A man convicted of burning a Phoenix resident to death in a horrific 2002 apartment attack was executed Wednesday in Arizona, ending a case that prosecutors said left one victim dead and another permanently scarred.
According to the New York Post, Leroy Dean McGill, 63, received a lethal injection at the Arizona State Prison Complex and was pronounced dead at 10:26 a.m. local time, prison officials said.
Moments before the execution, McGill thanked those involved in carrying it out.
“I just want to thank everyone for being so accommodating and nice,” he said in his final statement, according to John Barcello of the Arizona Department of Corrections, Rehabilitation and Reentry.

Witnesses said McGill appeared calm before the injection began. An Associated Press reporter present at the execution said the inmate smiled, nodded toward witnesses, and at one point remarked, “I’m going home soon.”

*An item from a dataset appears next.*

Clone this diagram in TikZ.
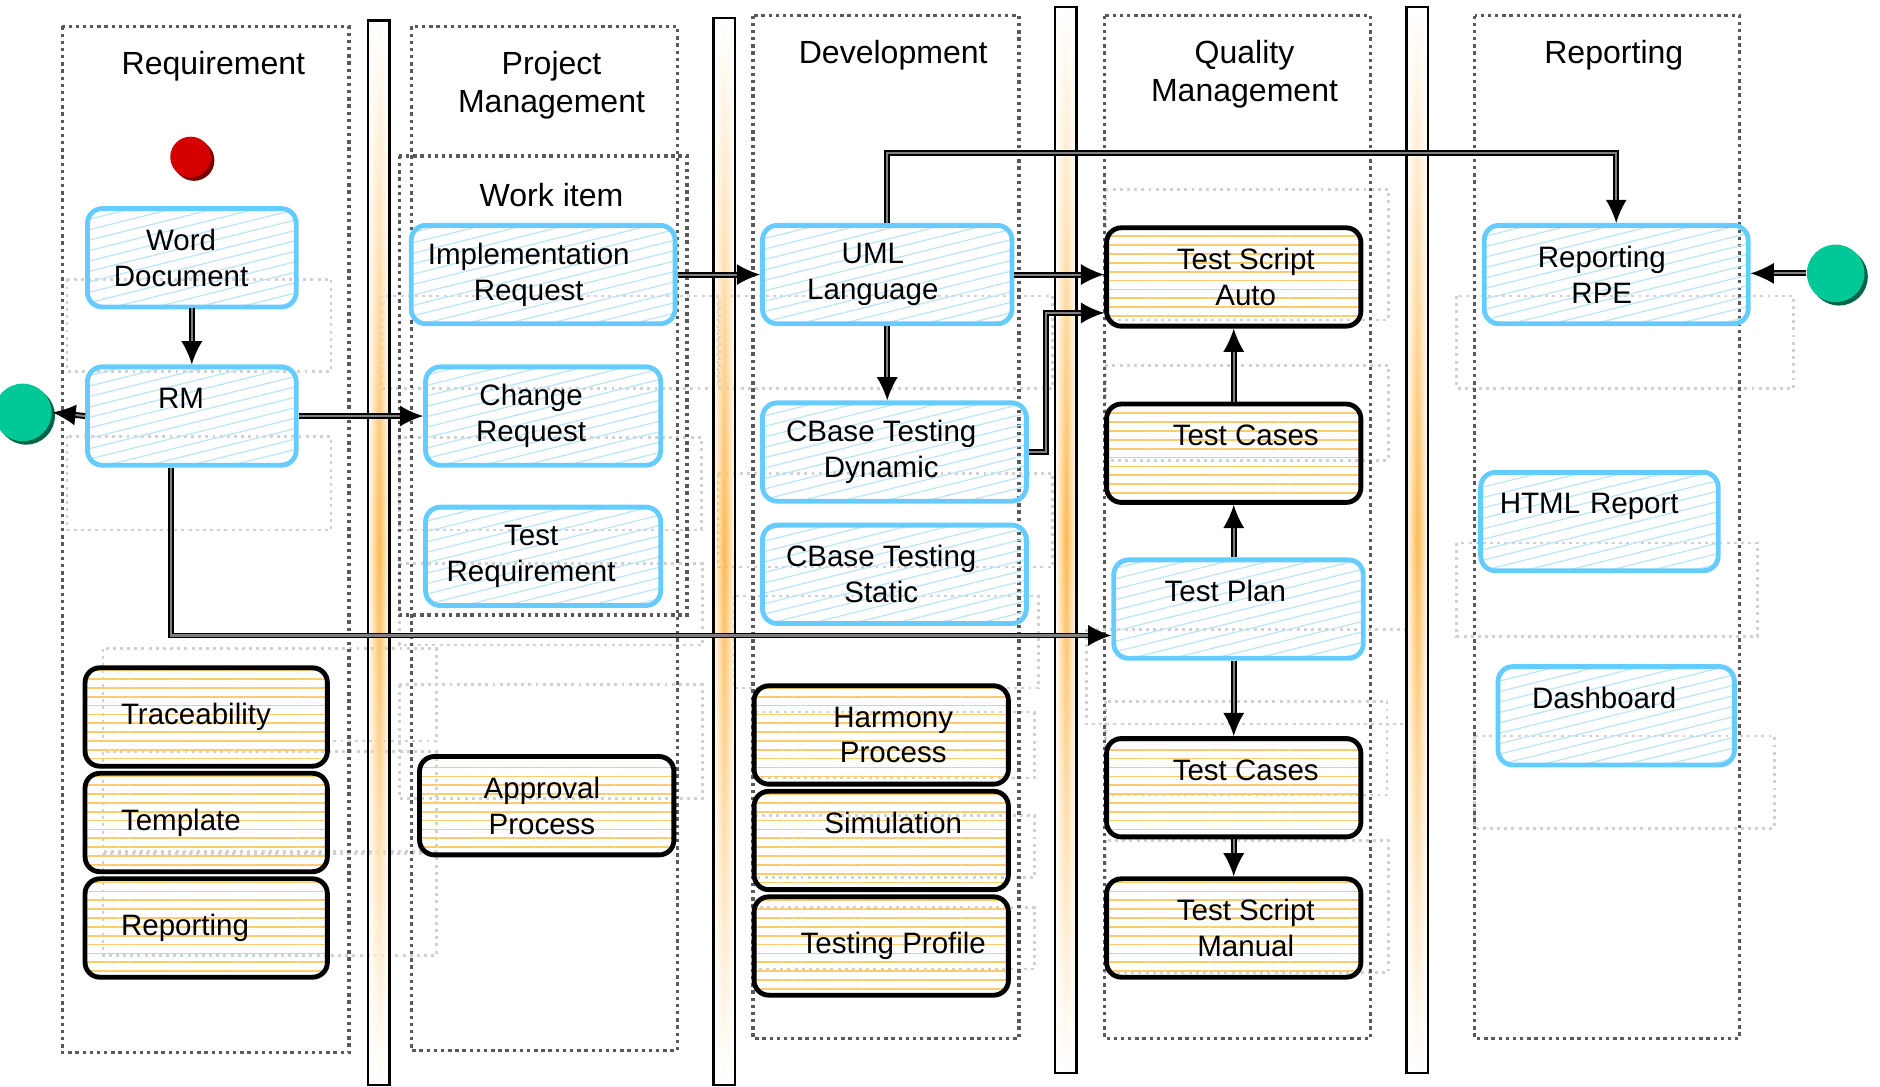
\documentclass[tikz,border=0pt]{standalone}
\usepackage{fontspec}
\setmainfont{Liberation Sans}
\usetikzlibrary{arrows.meta,patterns.meta,shadows,fadings}
\definecolor{actblue}{HTML}{66CCFF}
\definecolor{hatchblue}{HTML}{BDE5FA}
\definecolor{hatchorange}{HTML}{FBCB6E}
\definecolor{barorange}{HTML}{FFB84D}
\definecolor{startred}{HTML}{D40000}
\definecolor{endgreen}{HTML}{00C896}
\tikzfading[name=barfade, left color=transparent!100, right color=transparent!100, middle color=transparent!0]
\begin{document}
\begin{tikzpicture}[x=0.01cm, y=-0.01cm,
    lane/.style={draw=black!65, line width=0.8pt, dash pattern=on 0.8pt off 0.9pt},
    ghost/.style={draw=black!18, line width=0.6pt, dash pattern=on 0.7pt off 1pt},
    lanetitle/.style={font=\fontsize{7.6}{9.1}\selectfont, align=center},
    bluebox/.style={rectangle, rounded corners=3.5pt, draw=actblue, line width=1.15pt,
        pattern={Lines[angle=14, distance=2.4pt, line width=0.3pt]}, pattern color=hatchblue,
        minimum width=#1, minimum height=0.82cm, inner sep=0pt, align=center,
        font=\fontsize{7}{8.5}\selectfont},
    orangebox/.style={rectangle, rounded corners=3.5pt, draw=black, line width=1.15pt,
        pattern={Lines[angle=0, distance=2.1pt, line width=0.4pt]}, pattern color=hatchorange,
        minimum width=#1, minimum height=0.82cm, inner sep=0pt, align=center,
        font=\fontsize{7}{8.5}\selectfont},
    startdot/.style={circle, fill=startred, minimum size=0.34cm, inner sep=0pt,
        general shadow={fill=startred!55!black, shadow xshift=0.8pt, shadow yshift=-0.8pt}},
    enddot/.style={circle, fill=endgreen, minimum size=0.48cm, inner sep=0pt,
        general shadow={fill=endgreen!50!black, shadow xshift=0.8pt, shadow yshift=-0.8pt}},
    flow/.style={draw=black, line width=0.45pt, double=black!50, double distance=0.5pt,
        -{Latex[length=5.5pt, width=5pt]}}]
    \useasboundingbox (0,0) rectangle (1568,906);
    \foreach \ga/\gb/\gc/\gd in {56/233/276/310, 56/364/276/442, 86/541/364/618, 86/627/364/710,
        86/712/364/797, 318/247/600/324, 333/365/585/442, 333/470/586/538, 333/571/586/666,
        599/247/878/324, 599/395/878/473, 612/497/866/574, 630/594/863/649, 630/680/863/732,
        630/757/863/808, 922/158/1158/267, 922/305/1158/384, 906/525/1173/604, 922/585/1157/663,
        922/701/1158/811, 1215/247/1496/324, 1215/453/1466/531, 1230/614/1480/691}
        \draw[ghost] (\ga,\gb) rectangle (\gc,\gd);
    \foreach \la/\lb/\lc/\ld in {52/22/291/878, 343/22/565/876, 628/13/850/866, 921/13/1143/866, 1230/13/1451/866}
        \draw[lane] (\la,\lb) rectangle (\lc,\ld);
    \draw[lane] (333,130) rectangle (573,513);
    \foreach \bx/\bt/\bb in {307/17/905, 595/15/905, 880/6/895, 1173/6/895} {
        \shade[top color=white, bottom color=white, middle color=barorange, path fading=barfade] (\bx,\bt) rectangle ({\bx+18},\bb);
        \draw[line width=0.6pt] (\bx,\bt) rectangle ({\bx+18},\bb);
    }
    \node[lanetitle] (treq) at (178,55) {Requirement};
    \node[lanetitle] (tpm) at (460,71) {Project\\Management};
    \node[lanetitle] (tdev) at (745,46) {Development};
    \node[lanetitle] (tqm) at (1038,62) {Quality\\Management};
    \node[lanetitle] (trep) at (1346,46) {Reporting};
    \node[lanetitle] (twork) at (460,163) {Work item};
    \node[startdot] (start) at (159,131) {};
    \node[enddot] (endl) at (19,344) {};
    \node[enddot] (endr) at (1531,228) {};
    \node[bluebox=1.74cm] (word) at (160,215) {Word\hspace*{0.18cm}\\Document\hspace*{0.18cm}};
    \node[bluebox=1.74cm] (rm) at (160,347) {RM\hspace*{0.18cm}\\~};
    \node[bluebox=2.2cm] (impl) at (453,229) {Implementation\hspace*{0.24cm}\\Request\hspace*{0.24cm}};
    \node[bluebox=1.96cm] (chg) at (453,347) {Change\hspace*{0.2cm}\\Request\hspace*{0.2cm}};
    \node[bluebox=1.96cm] (treqn) at (453,464) {Test\hspace*{0.2cm}\\Requirement\hspace*{0.2cm}};
    \node[bluebox=2.08cm] (uml) at (740,229) {UML\hspace*{0.24cm}\\Language\hspace*{0.24cm}};
    \node[bluebox=2.2cm] (dyn) at (746,377) {CBase Testing\hspace*{0.22cm}\\Dynamic\hspace*{0.22cm}};
    \node[bluebox=2.2cm] (stat) at (746,479) {CBase Testing\hspace*{0.22cm}\\Static\hspace*{0.22cm}};
    \node[bluebox=2.08cm] (plan) at (1033,508) {Test Plan\hspace*{0.22cm}\\~};
    \node[bluebox=2.2cm] (rpe) at (1348,229) {Reporting\hspace*{0.24cm}\\RPE\hspace*{0.24cm}};
    \node[bluebox=1.98cm, align=left, text width=1.66cm] (html) at (1334,435) {HTML Report\\~};
    \node[bluebox=1.97cm] (dash) at (1348,597) {Dashboard\hspace*{0.2cm}\\~};
    \node[orangebox=2.02cm, align=left, text width=1.42cm] (trace) at (172,598) {Traceability};
    \node[orangebox=2.02cm, align=left, text width=1.42cm] (tmpl) at (172,686) {Template};
    \node[orangebox=2.02cm, align=left, text width=1.42cm] (repo) at (172,774) {Reporting};
    \node[orangebox=2.12cm] (appr) at (456,672) {Approval\hspace*{0.08cm}\\Process\hspace*{0.08cm}};
    \node[orangebox=2.12cm] (harm) at (735,613) {\hspace*{0.2cm}Harmony\\\hspace*{0.2cm}Process};
    \node[orangebox=2.12cm] (sim) at (735,701) {\hspace*{0.2cm}Simulation\\~};
    \node[orangebox=2.12cm] (prof) at (735,789) {\hspace*{0.2cm}Testing Profile};
    \node[orangebox=2.12cm] (tsa) at (1029,231) {\hspace*{0.2cm}Test Script\\\hspace*{0.2cm}Auto};
    \node[orangebox=2.12cm] (tc1) at (1029,378) {\hspace*{0.2cm}Test Cases\\~};
    \node[orangebox=2.12cm] (tc2) at (1029,657) {\hspace*{0.2cm}Test Cases\\~};
    \node[orangebox=2.12cm] (tsm) at (1029,774) {\hspace*{0.2cm}Test Script\\\hspace*{0.2cm}Manual};
    \draw[flow] (word.south) -- (rm.north);
    \draw[flow] (rm.west) -- (endl.east);
    \draw[flow] (rm.east) -- (chg.west);
    \draw[flow] ([xshift=-0.17cm]rm.south) |- ([yshift=-0.22cm]plan.west);
    \draw[flow] (impl.east) -- (uml.west);
    \draw[flow] (uml.north) -- ++(0,-58) -| (rpe.north);
    \draw[flow] (uml.east) -- (uml.east -| tsa.west);
    \draw[flow] (uml.south) -- (uml.south |- dyn.north);
    \draw[flow] (dyn.east) -- ++(14,0) |- ([yshift=-0.3cm]tsa.west);
    \draw[flow] (tc1.north) -- (tsa.south);
    \draw[flow] (plan.north -| tc1.south) -- (tc1.south);
    \draw[flow] (plan.south -| tc2.north) -- (tc2.north);
    \draw[flow] (tc2.south) -- (tsm.north);
    \draw[flow] (endr.west) -- (endr.west -| rpe.east);
\end{tikzpicture}
\end{document}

Officials said McGill was given pentobarbital. After the drugs were administered, he reportedly began breathing heavily and making snoring sounds before eventually being declared dead roughly 21 minutes later.
Before the execution, McGill ate a final meal that included onion rings, bread and butter, chocolate cake, and a green salad, according to Fox10 Phoenix.
McGill had been sentenced to death for a brutal July 2002 attack inside a north Phoenix apartment.
According to prosecutors, McGill threw gasoline on Charles Perez and Perez’s girlfriend, Nova Banta, while the pair sat on a couch. Authorities said he then set them on fire.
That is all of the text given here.